David Unaipon: "Australia's Leonardo da Vinci"



It's appropriate in this, NAIDOC Week in Australia, to pay homage to David Unaipon, the Aboriginal whose 1909 shearing invention allowed this nation to ride more easily to great wealth on the sheep’s back. NAIDOC stands for National Aborigines and Islanders Day Observance Committee, and the week celebrates the history, culture and achievements of Aboriginal and Torres Strait Islander peoples. None deserves greater recognition than Unaipon, who developed and patented a modified handpiece for sheep shearing. It formed the basis of modern mechanical sheep shears. Aided by this, the wool industry gave Australia one of the highest living standards in the world, its economy booming from primary exports. By the 1950s, wool was synonymous with the Australian way of life.

Daily Telegraph, Sydney, August 2, 1924.

Unaipon was the first Aboriginal author to be published. He did the legwork for "Legendary Tales of Australian Aborigines" in 1924-1925, but when the work was published in 1930 he received no recognition.  

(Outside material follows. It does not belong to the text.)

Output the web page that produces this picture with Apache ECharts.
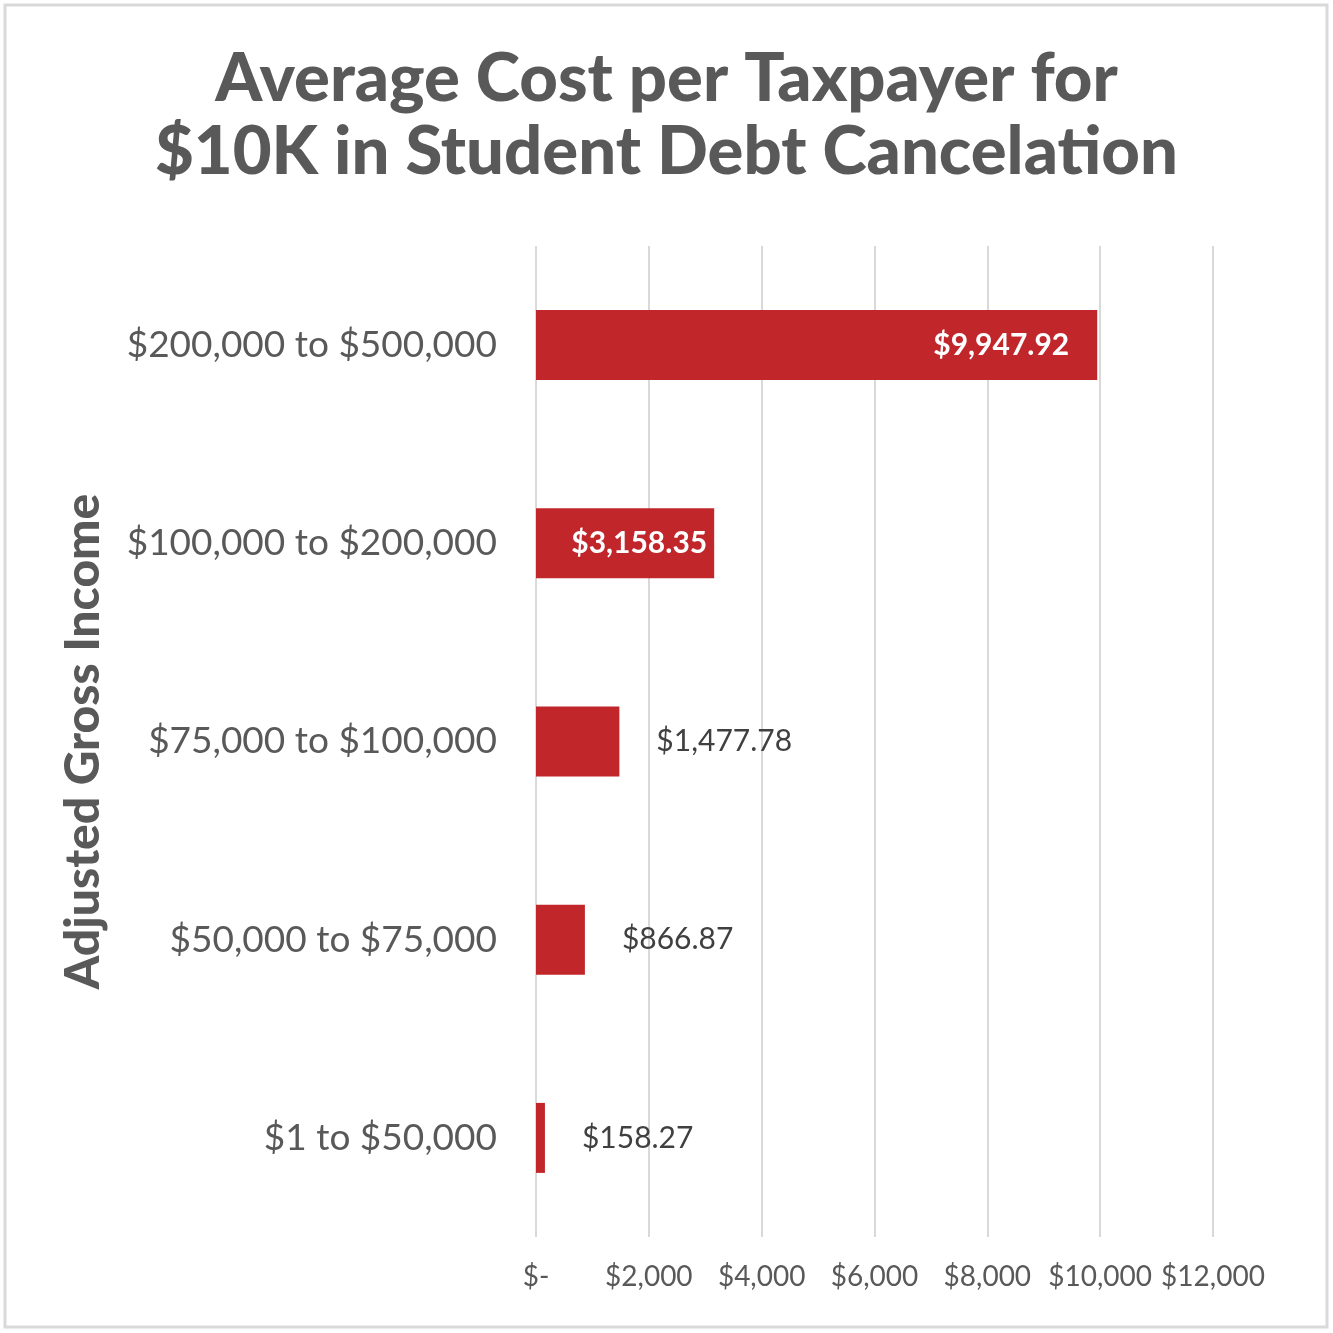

A Ngarrindjeri man of the Coorong region, Unaipon (Ngunaitponi) was born on September 28, 1872, at the Point McLeay Mission on the banks of Lake Alexandrina in South Australia. At 13 he become a servant in Adelaide to C. B. Young, who encouraged Unaipon’s interest in literature, philosophy, science and music. Back at Point McLeay from 1890, Unaipon read widely, played the organ and learned bootmaking at the mission, and later became book-keeper in the Point McLeay store. He was obsessed with discovering the secret of perpetual motion and spent five years trying to create a perpetual motion machine. Between 1909 and 1944 Unaipon made patent applications for 19 inventions, including a centrifugal motor, a multi-radial wheel and a mechanical propulsion device, but the patents lapsed and he made no money from them. The nation, meanwhile, made zillions from his shears.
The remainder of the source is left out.